* start Given information *

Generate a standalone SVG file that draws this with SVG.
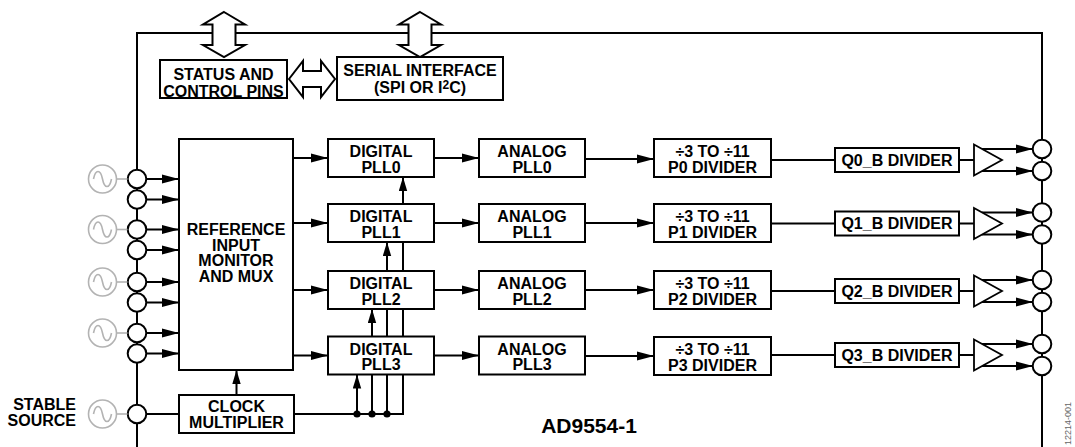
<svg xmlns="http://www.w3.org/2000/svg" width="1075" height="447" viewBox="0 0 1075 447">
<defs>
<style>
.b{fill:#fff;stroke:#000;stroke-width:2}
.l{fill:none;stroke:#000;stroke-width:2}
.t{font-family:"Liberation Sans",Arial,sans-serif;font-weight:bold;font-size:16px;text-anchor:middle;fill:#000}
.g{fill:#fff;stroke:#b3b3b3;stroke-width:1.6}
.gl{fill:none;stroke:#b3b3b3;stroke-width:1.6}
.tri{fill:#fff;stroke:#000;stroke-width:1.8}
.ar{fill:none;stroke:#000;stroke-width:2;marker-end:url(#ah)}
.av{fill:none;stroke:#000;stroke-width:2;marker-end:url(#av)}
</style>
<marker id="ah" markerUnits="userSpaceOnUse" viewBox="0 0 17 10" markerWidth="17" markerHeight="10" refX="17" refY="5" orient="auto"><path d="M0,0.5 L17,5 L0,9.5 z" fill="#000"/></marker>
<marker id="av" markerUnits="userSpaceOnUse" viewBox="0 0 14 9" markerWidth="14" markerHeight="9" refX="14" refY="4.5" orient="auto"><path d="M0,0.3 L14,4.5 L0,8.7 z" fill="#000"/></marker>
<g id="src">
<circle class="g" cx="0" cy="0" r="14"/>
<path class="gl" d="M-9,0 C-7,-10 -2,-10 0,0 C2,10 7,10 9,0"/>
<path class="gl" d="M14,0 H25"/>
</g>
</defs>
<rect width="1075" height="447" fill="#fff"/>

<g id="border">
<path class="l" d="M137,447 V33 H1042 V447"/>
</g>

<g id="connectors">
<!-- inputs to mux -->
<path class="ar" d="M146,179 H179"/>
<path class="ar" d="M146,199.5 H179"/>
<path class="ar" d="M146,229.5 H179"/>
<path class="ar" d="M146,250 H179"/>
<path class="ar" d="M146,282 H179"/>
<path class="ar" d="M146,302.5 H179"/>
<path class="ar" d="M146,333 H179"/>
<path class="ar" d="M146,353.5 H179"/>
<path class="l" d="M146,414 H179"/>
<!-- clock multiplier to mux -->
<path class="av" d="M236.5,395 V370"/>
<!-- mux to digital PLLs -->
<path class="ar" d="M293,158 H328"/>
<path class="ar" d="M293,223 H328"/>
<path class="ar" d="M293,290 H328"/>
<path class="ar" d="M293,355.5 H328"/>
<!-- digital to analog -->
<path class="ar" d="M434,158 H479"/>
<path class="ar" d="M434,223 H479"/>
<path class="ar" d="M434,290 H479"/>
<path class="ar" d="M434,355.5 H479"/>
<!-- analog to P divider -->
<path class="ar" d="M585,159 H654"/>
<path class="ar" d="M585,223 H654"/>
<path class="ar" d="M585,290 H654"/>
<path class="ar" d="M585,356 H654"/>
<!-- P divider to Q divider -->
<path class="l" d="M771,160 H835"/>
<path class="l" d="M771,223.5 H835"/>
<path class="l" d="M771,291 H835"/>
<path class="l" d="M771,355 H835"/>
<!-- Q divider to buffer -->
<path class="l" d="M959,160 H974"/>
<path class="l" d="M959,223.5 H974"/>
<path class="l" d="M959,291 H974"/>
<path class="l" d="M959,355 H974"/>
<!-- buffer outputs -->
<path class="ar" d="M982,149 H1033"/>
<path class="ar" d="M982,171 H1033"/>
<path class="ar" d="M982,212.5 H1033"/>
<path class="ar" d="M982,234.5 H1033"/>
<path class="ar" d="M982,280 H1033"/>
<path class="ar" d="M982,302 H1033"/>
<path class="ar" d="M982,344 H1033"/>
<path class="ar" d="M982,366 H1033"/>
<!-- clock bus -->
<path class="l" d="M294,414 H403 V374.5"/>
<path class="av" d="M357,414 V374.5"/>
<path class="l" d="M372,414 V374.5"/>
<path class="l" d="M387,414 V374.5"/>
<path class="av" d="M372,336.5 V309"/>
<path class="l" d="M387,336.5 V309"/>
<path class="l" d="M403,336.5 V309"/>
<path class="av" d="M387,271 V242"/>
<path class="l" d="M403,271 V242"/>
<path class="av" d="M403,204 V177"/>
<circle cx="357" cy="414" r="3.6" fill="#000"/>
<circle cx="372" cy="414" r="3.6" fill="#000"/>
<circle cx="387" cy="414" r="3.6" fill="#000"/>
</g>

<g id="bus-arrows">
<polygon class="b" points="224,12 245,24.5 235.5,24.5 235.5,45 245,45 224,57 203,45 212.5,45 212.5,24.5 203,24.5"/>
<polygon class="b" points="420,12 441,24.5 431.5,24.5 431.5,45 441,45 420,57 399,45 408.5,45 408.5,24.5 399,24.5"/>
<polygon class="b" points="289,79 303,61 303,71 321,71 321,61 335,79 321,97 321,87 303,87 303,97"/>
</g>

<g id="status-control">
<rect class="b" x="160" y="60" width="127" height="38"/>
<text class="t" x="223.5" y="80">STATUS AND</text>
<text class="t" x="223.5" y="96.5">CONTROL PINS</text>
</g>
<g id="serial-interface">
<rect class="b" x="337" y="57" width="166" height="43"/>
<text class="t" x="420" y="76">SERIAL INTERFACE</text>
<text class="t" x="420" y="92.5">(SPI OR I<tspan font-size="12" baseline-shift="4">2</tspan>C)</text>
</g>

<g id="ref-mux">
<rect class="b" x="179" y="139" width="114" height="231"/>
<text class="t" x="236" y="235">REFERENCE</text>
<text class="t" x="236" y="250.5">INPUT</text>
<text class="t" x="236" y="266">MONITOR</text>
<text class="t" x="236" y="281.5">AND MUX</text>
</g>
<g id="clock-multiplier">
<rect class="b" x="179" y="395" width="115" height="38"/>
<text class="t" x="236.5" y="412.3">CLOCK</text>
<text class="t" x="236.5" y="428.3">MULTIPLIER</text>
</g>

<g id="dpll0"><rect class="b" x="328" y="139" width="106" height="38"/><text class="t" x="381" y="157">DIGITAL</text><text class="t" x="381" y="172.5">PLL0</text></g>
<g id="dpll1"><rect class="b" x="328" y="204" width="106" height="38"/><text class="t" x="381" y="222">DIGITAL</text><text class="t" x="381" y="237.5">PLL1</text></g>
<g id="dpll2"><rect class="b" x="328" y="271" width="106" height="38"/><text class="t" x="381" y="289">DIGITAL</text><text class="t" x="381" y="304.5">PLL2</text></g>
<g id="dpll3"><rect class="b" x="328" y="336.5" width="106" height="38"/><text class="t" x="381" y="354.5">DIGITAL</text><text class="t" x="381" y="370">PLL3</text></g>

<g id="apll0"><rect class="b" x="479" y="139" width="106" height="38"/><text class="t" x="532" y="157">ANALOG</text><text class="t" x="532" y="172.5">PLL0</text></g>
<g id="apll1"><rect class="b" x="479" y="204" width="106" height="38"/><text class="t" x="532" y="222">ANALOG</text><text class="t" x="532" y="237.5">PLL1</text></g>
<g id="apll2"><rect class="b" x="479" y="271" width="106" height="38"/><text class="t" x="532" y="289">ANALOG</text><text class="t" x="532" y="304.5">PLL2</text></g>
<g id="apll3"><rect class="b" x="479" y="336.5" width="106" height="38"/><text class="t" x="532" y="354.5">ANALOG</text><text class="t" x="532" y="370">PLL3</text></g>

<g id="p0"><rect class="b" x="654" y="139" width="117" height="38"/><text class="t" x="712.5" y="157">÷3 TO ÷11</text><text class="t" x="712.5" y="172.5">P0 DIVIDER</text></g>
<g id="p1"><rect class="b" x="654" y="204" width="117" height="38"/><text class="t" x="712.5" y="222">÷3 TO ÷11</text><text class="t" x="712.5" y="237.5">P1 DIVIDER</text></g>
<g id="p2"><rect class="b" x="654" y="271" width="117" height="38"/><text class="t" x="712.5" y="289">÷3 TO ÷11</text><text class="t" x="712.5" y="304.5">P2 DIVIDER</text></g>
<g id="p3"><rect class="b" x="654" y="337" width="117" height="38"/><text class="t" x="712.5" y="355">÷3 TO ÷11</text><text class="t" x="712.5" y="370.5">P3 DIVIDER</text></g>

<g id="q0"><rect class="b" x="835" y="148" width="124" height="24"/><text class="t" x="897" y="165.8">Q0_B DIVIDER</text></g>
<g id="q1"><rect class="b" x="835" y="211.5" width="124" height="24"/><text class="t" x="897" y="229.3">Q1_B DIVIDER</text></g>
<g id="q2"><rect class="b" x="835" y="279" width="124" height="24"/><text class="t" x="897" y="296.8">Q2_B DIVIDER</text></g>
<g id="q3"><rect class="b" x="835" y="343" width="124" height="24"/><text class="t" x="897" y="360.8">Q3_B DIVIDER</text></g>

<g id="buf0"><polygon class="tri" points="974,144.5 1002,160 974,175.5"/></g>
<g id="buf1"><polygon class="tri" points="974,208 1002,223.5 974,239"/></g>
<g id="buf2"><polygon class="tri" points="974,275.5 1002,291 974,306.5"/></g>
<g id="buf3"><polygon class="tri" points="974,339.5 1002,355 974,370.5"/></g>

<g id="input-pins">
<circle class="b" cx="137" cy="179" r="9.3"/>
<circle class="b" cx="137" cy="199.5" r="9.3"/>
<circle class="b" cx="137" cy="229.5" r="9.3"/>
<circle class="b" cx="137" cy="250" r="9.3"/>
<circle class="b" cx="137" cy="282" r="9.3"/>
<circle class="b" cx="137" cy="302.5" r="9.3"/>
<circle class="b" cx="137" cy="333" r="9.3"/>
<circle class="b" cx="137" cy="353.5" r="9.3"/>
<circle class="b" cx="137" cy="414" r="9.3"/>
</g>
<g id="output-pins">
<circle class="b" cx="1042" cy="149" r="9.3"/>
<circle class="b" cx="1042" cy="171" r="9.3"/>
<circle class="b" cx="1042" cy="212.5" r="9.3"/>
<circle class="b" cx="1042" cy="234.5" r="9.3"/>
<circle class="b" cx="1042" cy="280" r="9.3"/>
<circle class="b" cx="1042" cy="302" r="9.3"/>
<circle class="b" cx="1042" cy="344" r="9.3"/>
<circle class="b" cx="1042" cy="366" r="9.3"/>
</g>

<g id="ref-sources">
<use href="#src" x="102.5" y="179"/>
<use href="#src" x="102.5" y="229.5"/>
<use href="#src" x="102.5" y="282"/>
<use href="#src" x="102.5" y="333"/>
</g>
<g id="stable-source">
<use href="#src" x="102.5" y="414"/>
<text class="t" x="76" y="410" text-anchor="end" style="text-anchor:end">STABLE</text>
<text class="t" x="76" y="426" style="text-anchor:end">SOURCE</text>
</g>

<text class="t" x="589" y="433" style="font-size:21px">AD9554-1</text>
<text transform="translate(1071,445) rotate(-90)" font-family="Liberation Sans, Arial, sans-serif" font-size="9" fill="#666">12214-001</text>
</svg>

* end Given information *
* start Given information *

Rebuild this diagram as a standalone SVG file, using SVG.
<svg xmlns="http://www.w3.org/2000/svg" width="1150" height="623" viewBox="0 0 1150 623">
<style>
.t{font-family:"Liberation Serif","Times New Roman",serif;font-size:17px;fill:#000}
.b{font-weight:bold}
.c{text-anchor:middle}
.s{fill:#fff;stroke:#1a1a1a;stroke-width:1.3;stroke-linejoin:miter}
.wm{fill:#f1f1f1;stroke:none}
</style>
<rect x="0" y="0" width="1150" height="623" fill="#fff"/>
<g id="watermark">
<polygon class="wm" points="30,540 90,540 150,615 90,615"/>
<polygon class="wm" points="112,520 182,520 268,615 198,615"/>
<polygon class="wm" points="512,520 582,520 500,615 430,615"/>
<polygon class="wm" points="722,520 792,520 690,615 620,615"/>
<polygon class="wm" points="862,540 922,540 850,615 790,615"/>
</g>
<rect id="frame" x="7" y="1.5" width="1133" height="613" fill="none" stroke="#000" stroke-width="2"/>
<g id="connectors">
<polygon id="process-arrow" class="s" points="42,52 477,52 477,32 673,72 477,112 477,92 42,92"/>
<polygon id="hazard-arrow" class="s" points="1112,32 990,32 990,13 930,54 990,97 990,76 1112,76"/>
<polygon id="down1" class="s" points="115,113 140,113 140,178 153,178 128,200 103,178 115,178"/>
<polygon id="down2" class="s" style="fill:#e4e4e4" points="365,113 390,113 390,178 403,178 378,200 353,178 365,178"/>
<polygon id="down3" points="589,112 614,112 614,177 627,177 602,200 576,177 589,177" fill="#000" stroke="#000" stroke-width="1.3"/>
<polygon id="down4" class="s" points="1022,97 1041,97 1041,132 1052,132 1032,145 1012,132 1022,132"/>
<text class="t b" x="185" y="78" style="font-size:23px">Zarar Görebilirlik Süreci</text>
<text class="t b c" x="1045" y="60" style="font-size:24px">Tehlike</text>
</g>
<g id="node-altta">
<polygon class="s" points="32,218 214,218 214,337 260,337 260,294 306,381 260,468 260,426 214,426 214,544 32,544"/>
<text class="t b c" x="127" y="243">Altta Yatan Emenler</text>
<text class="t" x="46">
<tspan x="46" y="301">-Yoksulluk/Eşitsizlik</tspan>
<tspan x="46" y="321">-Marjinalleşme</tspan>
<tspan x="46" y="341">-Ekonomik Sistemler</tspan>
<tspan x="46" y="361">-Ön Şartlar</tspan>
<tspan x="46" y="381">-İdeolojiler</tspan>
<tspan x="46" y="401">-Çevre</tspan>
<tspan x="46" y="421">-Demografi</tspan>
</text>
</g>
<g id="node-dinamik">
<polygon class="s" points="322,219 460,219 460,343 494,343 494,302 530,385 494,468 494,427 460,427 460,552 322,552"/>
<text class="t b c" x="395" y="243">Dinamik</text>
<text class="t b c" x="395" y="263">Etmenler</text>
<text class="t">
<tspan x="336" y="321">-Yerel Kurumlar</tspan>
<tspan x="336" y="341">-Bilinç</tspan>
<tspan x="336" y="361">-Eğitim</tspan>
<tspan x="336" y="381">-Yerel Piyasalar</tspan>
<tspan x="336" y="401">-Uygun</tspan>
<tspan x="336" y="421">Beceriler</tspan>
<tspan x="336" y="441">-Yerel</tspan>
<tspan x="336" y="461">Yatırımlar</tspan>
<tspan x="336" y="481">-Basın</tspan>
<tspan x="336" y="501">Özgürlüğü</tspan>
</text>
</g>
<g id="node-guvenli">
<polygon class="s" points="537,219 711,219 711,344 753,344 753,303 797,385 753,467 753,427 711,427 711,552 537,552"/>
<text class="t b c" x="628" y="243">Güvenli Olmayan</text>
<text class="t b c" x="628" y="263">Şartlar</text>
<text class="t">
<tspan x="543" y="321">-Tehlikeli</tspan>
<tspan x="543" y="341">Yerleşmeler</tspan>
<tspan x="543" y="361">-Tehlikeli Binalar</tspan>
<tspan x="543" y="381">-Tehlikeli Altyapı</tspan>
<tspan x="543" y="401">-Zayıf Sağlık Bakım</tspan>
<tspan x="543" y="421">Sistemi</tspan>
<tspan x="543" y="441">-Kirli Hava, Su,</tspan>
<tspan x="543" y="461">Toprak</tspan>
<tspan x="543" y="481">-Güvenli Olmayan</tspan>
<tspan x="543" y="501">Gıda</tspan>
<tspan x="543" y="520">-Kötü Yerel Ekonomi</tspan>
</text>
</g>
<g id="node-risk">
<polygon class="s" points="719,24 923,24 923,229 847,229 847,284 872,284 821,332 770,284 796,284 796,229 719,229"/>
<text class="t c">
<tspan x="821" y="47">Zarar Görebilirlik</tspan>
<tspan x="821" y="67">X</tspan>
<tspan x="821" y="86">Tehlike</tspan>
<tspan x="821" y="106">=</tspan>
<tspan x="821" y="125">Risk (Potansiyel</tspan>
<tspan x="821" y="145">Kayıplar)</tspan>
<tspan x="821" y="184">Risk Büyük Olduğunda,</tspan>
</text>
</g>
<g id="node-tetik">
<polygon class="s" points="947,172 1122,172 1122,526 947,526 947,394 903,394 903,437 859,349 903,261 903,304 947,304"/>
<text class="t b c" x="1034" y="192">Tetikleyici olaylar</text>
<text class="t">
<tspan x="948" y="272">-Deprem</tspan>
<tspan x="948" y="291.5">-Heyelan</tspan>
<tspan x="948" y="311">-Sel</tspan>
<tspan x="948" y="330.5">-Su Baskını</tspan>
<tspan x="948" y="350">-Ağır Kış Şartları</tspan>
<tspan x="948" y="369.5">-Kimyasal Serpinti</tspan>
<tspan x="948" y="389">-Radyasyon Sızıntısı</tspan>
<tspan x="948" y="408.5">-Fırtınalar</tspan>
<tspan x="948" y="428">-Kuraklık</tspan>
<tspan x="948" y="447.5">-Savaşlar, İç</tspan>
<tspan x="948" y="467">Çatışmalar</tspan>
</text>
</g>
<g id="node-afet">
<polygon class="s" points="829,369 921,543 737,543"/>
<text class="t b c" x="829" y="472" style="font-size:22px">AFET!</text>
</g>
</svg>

* end Given information *
* start Given information *

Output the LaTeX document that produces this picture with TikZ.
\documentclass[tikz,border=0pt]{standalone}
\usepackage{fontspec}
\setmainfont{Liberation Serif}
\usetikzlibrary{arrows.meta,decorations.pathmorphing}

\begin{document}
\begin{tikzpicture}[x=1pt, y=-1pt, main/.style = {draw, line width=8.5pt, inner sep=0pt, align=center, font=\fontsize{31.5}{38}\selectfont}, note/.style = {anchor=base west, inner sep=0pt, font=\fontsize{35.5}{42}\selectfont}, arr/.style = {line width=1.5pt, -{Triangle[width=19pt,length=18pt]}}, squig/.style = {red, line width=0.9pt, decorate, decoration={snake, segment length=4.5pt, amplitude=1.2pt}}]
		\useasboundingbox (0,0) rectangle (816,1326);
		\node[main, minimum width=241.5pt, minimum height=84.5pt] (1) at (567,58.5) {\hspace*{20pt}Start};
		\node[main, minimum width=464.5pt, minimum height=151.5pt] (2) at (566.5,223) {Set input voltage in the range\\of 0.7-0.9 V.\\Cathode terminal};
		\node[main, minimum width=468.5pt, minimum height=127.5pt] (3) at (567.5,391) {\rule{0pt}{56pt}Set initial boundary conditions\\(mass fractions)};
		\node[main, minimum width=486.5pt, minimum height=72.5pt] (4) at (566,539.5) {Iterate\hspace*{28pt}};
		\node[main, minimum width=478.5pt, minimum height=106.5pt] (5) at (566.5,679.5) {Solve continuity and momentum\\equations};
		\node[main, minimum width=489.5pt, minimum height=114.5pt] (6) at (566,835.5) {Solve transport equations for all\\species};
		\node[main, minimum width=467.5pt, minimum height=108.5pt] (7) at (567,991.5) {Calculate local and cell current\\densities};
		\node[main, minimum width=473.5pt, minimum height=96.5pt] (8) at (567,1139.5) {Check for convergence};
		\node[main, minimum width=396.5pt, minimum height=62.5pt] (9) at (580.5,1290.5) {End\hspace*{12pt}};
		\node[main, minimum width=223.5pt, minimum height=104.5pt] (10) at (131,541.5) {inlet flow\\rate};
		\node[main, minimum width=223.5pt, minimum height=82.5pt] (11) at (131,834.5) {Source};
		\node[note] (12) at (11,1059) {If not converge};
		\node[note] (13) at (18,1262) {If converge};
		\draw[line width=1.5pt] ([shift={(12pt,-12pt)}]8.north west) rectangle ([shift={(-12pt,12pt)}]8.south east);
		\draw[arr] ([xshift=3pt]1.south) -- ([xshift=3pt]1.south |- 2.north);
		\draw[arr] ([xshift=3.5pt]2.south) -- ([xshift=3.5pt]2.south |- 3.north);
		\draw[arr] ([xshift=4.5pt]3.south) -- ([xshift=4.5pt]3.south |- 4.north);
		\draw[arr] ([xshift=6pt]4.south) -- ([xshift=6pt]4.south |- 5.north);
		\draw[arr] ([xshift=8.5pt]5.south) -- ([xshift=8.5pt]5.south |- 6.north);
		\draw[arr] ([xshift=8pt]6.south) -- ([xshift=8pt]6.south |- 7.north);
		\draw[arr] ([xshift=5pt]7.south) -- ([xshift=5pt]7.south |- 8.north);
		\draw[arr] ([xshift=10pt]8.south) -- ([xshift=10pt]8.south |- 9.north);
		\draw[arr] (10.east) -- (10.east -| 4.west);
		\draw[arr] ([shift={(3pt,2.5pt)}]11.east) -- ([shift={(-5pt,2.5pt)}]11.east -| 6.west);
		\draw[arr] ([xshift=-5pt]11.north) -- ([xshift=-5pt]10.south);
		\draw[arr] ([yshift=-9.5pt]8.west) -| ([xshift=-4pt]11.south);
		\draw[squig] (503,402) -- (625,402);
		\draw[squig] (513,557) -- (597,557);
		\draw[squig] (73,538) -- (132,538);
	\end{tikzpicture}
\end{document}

* end Given information *

Your instructions: Read the lines above. Gather those in which the string "this" is found.

Exercise result:
Generate a standalone SVG file that draws this with SVG.
Rebuild this diagram as a standalone SVG file, using SVG.
Output the LaTeX document that produces this picture with TikZ.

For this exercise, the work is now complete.